╭─ GIVEN MATERIAL

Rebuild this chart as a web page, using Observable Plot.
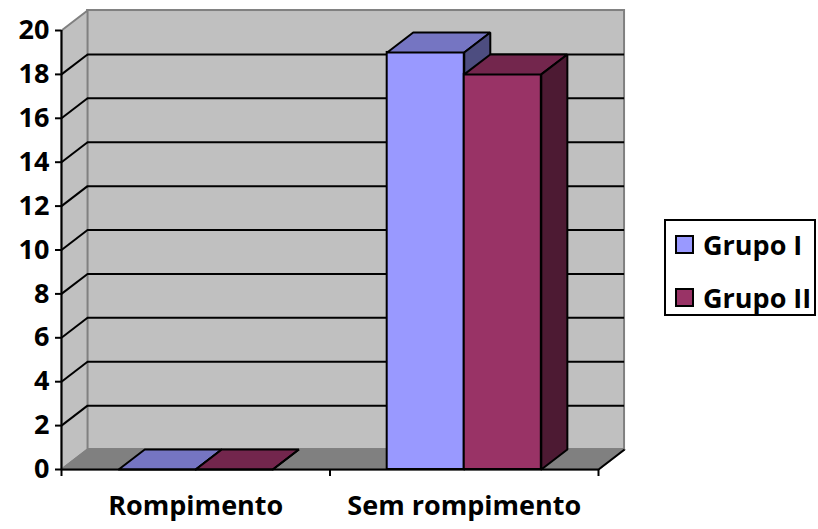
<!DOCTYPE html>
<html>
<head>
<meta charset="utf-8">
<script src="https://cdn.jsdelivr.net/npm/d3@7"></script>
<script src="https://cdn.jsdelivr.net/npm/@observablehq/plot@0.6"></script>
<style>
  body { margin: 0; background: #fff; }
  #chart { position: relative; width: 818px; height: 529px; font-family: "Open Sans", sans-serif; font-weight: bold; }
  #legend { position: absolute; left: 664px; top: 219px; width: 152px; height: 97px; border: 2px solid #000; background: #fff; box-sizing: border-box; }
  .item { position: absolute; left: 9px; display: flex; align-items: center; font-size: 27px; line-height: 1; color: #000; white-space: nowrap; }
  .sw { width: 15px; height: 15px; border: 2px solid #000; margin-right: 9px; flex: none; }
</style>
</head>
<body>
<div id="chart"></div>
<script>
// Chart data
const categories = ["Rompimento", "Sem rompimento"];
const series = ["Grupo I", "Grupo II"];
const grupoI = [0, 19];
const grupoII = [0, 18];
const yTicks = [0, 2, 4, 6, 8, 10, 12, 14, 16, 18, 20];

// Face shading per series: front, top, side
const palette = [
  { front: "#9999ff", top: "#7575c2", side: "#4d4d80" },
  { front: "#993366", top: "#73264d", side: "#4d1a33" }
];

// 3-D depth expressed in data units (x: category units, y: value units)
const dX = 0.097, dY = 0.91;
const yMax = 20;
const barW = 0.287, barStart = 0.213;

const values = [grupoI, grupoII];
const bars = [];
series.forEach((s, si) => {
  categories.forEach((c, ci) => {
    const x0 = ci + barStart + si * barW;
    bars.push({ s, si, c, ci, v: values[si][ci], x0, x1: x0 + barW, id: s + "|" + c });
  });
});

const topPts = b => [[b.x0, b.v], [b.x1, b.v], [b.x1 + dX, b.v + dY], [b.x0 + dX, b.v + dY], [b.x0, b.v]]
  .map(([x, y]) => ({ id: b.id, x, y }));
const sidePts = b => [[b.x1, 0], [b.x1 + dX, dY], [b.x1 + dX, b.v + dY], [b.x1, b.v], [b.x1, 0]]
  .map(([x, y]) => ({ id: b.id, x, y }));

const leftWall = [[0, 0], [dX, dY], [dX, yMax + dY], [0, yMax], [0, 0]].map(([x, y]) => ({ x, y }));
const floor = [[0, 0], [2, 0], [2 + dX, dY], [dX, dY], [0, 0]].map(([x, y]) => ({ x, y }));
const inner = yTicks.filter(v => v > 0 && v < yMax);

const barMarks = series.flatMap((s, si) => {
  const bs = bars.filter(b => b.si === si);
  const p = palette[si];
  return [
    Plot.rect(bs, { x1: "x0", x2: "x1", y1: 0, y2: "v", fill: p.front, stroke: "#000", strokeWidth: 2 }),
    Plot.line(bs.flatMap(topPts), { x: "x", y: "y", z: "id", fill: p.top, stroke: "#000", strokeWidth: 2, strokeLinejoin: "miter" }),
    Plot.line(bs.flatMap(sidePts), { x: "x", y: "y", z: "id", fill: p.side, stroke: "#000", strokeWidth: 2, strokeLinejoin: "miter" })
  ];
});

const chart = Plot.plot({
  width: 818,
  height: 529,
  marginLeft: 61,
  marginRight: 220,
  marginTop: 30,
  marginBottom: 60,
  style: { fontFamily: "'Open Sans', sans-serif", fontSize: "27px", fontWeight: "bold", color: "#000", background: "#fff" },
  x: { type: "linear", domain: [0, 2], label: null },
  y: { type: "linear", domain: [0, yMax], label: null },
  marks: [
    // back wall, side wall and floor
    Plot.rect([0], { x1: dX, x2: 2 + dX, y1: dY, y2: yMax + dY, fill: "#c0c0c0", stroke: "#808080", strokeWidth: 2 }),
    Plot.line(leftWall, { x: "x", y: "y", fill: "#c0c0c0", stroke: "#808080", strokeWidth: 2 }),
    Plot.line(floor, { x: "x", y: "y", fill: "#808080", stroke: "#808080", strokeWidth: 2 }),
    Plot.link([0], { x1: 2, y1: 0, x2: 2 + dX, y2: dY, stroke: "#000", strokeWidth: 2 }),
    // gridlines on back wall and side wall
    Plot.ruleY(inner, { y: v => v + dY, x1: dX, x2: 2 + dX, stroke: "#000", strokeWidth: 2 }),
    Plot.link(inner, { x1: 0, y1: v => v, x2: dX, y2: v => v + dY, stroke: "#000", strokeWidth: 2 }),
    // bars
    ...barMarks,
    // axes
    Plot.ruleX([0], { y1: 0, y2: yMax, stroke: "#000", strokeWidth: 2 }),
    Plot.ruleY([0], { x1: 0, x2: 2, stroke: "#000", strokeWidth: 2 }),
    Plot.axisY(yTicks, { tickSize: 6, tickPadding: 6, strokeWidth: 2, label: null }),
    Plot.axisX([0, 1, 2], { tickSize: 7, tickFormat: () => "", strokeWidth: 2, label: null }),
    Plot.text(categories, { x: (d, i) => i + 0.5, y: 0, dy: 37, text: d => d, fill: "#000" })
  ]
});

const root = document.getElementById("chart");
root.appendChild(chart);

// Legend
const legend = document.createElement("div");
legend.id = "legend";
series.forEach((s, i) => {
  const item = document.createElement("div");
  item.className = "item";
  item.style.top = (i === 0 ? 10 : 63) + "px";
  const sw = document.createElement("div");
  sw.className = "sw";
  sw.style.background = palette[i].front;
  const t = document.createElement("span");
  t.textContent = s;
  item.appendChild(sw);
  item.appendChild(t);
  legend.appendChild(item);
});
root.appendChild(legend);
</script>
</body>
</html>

╰─

◆ **EXERCISE DETAILS**
Write out the listing word for word, omitting the pictures it holds.

◆ **SOLUTION TO THE PROBLEM**
Rebuild this chart as a web page, using Observable Plot.
<!DOCTYPE html>
<html>
<head>
<meta charset="utf-8">
<script src="https://cdn.jsdelivr.net/npm/d3@7"></script>
<script src="https://cdn.jsdelivr.net/npm/@observablehq/plot@0.6"></script>
<style>
  body { margin: 0; background: #fff; }
  #chart { position: relative; width: 818px; height: 529px; font-family: "Open Sans", sans-serif; font-weight: bold; }
  #legend { position: absolute; left: 664px; top: 219px; width: 152px; height: 97px; border: 2px solid #000; background: #fff; box-sizing: border-box; }
  .item { position: absolute; left: 9px; display: flex; align-items: center; font-size: 27px; line-height: 1; color: #000; white-space: nowrap; }
  .sw { width: 15px; height: 15px; border: 2px solid #000; margin-right: 9px; flex: none; }
</style>
</head>
<body>
<div id="chart"></div>
<script>
// Chart data
const categories = ["Rompimento", "Sem rompimento"];
const series = ["Grupo I", "Grupo II"];
const grupoI = [0, 19];
const grupoII = [0, 18];
const yTicks = [0, 2, 4, 6, 8, 10, 12, 14, 16, 18, 20];

// Face shading per series: front, top, side
const palette = [
  { front: "#9999ff", top: "#7575c2", side: "#4d4d80" },
  { front: "#993366", top: "#73264d", side: "#4d1a33" }
];

// 3-D depth expressed in data units (x: category units, y: value units)
const dX = 0.097, dY = 0.91;
const yMax = 20;
const barW = 0.287, barStart = 0.213;

const values = [grupoI, grupoII];
const bars = [];
series.forEach((s, si) => {
  categories.forEach((c, ci) => {
    const x0 = ci + barStart + si * barW;
    bars.push({ s, si, c, ci, v: values[si][ci], x0, x1: x0 + barW, id: s + "|" + c });
  });
});

const topPts = b => [[b.x0, b.v], [b.x1, b.v], [b.x1 + dX, b.v + dY], [b.x0 + dX, b.v + dY], [b.x0, b.v]]
  .map(([x, y]) => ({ id: b.id, x, y }));
const sidePts = b => [[b.x1, 0], [b.x1 + dX, dY], [b.x1 + dX, b.v + dY], [b.x1, b.v], [b.x1, 0]]
  .map(([x, y]) => ({ id: b.id, x, y }));

const leftWall = [[0, 0], [dX, dY], [dX, yMax + dY], [0, yMax], [0, 0]].map(([x, y]) => ({ x, y }));
const floor = [[0, 0], [2, 0], [2 + dX, dY], [dX, dY], [0, 0]].map(([x, y]) => ({ x, y }));
const inner = yTicks.filter(v => v > 0 && v < yMax);

const barMarks = series.flatMap((s, si) => {
  const bs = bars.filter(b => b.si === si);
  const p = palette[si];
  return [
    Plot.rect(bs, { x1: "x0", x2: "x1", y1: 0, y2: "v", fill: p.front, stroke: "#000", strokeWidth: 2 }),
    Plot.line(bs.flatMap(topPts), { x: "x", y: "y", z: "id", fill: p.top, stroke: "#000", strokeWidth: 2, strokeLinejoin: "miter" }),
    Plot.line(bs.flatMap(sidePts), { x: "x", y: "y", z: "id", fill: p.side, stroke: "#000", strokeWidth: 2, strokeLinejoin: "miter" })
  ];
});

const chart = Plot.plot({
  width: 818,
  height: 529,
  marginLeft: 61,
  marginRight: 220,
  marginTop: 30,
  marginBottom: 60,
  style: { fontFamily: "'Open Sans', sans-serif", fontSize: "27px", fontWeight: "bold", color: "#000", background: "#fff" },
  x: { type: "linear", domain: [0, 2], label: null },
  y: { type: "linear", domain: [0, yMax], label: null },
  marks: [
    // back wall, side wall and floor
    Plot.rect([0], { x1: dX, x2: 2 + dX, y1: dY, y2: yMax + dY, fill: "#c0c0c0", stroke: "#808080", strokeWidth: 2 }),
    Plot.line(leftWall, { x: "x", y: "y", fill: "#c0c0c0", stroke: "#808080", strokeWidth: 2 }),
    Plot.line(floor, { x: "x", y: "y", fill: "#808080", stroke: "#808080", strokeWidth: 2 }),
    Plot.link([0], { x1: 2, y1: 0, x2: 2 + dX, y2: dY, stroke: "#000", strokeWidth: 2 }),
    // gridlines on back wall and side wall
    Plot.ruleY(inner, { y: v => v + dY, x1: dX, x2: 2 + dX, stroke: "#000", strokeWidth: 2 }),
    Plot.link(inner, { x1: 0, y1: v => v, x2: dX, y2: v => v + dY, stroke: "#000", strokeWidth: 2 }),
    // bars
    ...barMarks,
    // axes
    Plot.ruleX([0], { y1: 0, y2: yMax, stroke: "#000", strokeWidth: 2 }),
    Plot.ruleY([0], { x1: 0, x2: 2, stroke: "#000", strokeWidth: 2 }),
    Plot.axisY(yTicks, { tickSize: 6, tickPadding: 6, strokeWidth: 2, label: null }),
    Plot.axisX([0, 1, 2], { tickSize: 7, tickFormat: () => "", strokeWidth: 2, label: null }),
    Plot.text(categories, { x: (d, i) => i + 0.5, y: 0, dy: 37, text: d => d, fill: "#000" })
  ]
});

const root = document.getElementById("chart");
root.appendChild(chart);

// Legend
const legend = document.createElement("div");
legend.id = "legend";
series.forEach((s, i) => {
  const item = document.createElement("div");
  item.className = "item";
  item.style.top = (i === 0 ? 10 : 63) + "px";
  const sw = document.createElement("div");
  sw.className = "sw";
  sw.style.background = palette[i].front;
  const t = document.createElement("span");
  t.textContent = s;
  item.appendChild(sw);
  item.appendChild(t);
  legend.appendChild(item);
});
root.appendChild(legend);
</script>
</body>
</html>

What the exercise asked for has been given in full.